The Vibe-Coding Trap

AI coding assistants have lowered the barrier to test automation to near zero. LinkedIn feeds are full of professionals (many without a coding background) announcing that they built a Playwright automation framework using AI in an afternoon. And they are not wrong. Modern AI tools can produce a working test suite from a conversation, and people with no prior coding experience are shipping functional applications the same way.

For small applications and proof-of-concept demos, this works. The code runs, the tests pass, and the results are genuinely impressive for the effort involved.

The problem surfaces at scale. When those vibe-coded frameworks meet enterprise reality (dozens of applications, hundreds of test scenarios, multiple teams, cross-platform requirements, and months of accumulated change), the absence of architectural discipline becomes a liability. Tests that were easy to create become impossible to maintain. Patterns that worked for ten scenarios collapse at two hundred. Reworking a poorly structured automation suite typically costs more than building it right the first time.

At enterprise scale, the model and the tool are the easy part. What determines whether AI automation holds up is the system of conditions you build around it. Without it, the same capable AI produces the same technically correct but architecturally unsustainable code.

Why Teaching AI Our Framework Was the Real Challenge

Playwright excels at browser automation and API testing, but it is a tool, not an architecture. Business logic modelling, test data management, cross-platform integration, logging, state management, and maintenance at scale are entire categories of complexity that must be addressed at the framework level. We have seen clients abandon entire automation investments, not because the tools were inadequate, but because poor structural decisions made the resulting test suites impossible to sustain.

TTC Global maintains the Playwright Accelerator to address exactly this. Page objects define locators only. Step classes handle interactions with built-in logging. Verification classes encapsulate assertions. Process classes orchestrate multi-step workflows. Facades bundle everything into clean test interfaces. On top of that, the framework includes custom utilities for tables, dates, strings, files, PDF validation, retry mechanisms, and encrypted secret management, capabilities that must be purpose-built for enterprise use and that no off-the-shelf tool provides.
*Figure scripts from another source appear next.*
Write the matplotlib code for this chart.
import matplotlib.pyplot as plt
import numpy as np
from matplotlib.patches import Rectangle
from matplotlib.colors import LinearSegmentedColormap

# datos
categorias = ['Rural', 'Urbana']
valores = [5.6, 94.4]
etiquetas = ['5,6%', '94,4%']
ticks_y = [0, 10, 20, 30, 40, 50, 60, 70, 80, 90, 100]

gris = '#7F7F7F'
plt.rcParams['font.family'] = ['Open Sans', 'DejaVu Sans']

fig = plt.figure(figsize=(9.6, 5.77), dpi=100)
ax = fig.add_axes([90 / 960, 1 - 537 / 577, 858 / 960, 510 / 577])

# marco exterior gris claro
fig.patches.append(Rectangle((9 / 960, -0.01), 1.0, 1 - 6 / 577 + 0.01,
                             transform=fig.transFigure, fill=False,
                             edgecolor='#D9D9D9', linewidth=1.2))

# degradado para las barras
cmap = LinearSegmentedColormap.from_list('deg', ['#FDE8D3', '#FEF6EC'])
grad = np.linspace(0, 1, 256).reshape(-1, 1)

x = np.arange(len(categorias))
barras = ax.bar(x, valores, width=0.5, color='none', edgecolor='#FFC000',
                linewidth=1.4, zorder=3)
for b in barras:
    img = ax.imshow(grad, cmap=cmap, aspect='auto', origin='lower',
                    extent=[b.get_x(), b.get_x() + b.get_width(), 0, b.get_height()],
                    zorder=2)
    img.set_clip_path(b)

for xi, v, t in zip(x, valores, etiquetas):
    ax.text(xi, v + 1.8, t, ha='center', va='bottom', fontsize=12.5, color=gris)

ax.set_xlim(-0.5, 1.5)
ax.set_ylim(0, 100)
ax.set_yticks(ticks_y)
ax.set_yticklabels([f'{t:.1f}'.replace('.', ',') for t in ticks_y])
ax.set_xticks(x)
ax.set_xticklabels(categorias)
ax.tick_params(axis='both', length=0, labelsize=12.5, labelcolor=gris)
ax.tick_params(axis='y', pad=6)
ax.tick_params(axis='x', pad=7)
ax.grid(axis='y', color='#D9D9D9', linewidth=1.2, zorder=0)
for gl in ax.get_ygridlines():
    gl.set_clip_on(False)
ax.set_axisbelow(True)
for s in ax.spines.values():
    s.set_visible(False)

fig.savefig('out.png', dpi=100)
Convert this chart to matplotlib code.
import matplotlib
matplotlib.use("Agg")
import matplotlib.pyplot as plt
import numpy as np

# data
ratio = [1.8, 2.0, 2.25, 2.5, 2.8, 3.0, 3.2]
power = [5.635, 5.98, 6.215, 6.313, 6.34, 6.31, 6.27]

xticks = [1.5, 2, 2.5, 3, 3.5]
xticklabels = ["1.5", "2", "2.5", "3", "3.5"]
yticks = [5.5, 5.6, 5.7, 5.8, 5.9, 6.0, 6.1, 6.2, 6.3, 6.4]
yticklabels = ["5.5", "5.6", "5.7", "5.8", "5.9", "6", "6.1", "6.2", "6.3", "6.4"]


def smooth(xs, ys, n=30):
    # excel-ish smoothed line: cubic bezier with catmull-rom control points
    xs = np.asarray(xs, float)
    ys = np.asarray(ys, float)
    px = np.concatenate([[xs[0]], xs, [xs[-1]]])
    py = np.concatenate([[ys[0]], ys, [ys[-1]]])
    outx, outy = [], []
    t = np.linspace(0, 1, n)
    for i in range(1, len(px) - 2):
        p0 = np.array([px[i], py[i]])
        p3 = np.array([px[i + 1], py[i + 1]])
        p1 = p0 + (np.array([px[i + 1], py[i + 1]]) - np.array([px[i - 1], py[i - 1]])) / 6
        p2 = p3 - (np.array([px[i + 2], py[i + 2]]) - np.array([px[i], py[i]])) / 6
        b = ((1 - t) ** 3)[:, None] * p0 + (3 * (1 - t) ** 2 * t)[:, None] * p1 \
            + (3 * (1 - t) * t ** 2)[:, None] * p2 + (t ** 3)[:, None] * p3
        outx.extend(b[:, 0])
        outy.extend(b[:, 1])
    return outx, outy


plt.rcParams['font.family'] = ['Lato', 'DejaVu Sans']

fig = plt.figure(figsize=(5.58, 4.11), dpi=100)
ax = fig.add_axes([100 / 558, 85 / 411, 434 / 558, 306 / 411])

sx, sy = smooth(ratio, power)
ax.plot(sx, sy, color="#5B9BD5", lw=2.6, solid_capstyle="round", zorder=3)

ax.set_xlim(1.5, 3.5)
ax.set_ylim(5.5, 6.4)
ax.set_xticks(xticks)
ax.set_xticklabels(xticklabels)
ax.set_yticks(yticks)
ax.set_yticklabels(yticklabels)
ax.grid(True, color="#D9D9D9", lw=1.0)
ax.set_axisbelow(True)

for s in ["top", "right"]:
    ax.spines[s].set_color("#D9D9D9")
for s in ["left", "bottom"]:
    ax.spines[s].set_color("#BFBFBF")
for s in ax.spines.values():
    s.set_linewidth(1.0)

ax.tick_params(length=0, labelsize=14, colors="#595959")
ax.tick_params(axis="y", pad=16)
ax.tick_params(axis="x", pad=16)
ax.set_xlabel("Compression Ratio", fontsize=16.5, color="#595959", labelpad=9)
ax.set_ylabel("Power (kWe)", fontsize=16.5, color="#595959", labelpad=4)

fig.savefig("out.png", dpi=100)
The framework’s test development manual spans over 120 pages across 24 chapters, covering architecture rules, layer boundaries, naming conventions, anti-patterns, and platform-specific patterns. No large language model has been trained on it.

General-purpose AI coding assistants produce vanilla Playwright: tests that work for a demo but violate every architectural principle the framework enforces. They ignore the decorator system, the fixture hierarchy, and the facade pattern. The challenge was not simply "can AI write tests?" It was "can AI write tests that a senior engineer would approve in a code review, inside a framework the AI has never seen before?"

What Happened in 85 Minutes

The test case covered the full lifecycle for a newly relocated banking customer: registration, address update, account creation, fund transfers, bill payments, loan application, and transaction reconciliation, across 10 distinct application pages, exercising both the UI and REST API, verifying balance consistency at every stage. A real enterprise scenario.

The agent worked through five phases without human intervention: it explored the live application and documented every interaction pattern, generated automation components across every layer of the framework, debugged and fixed nine runtime failures, then audited its own output against documented standards and resolved 19 code quality findings, and  all of that before the result reached a human reviewer.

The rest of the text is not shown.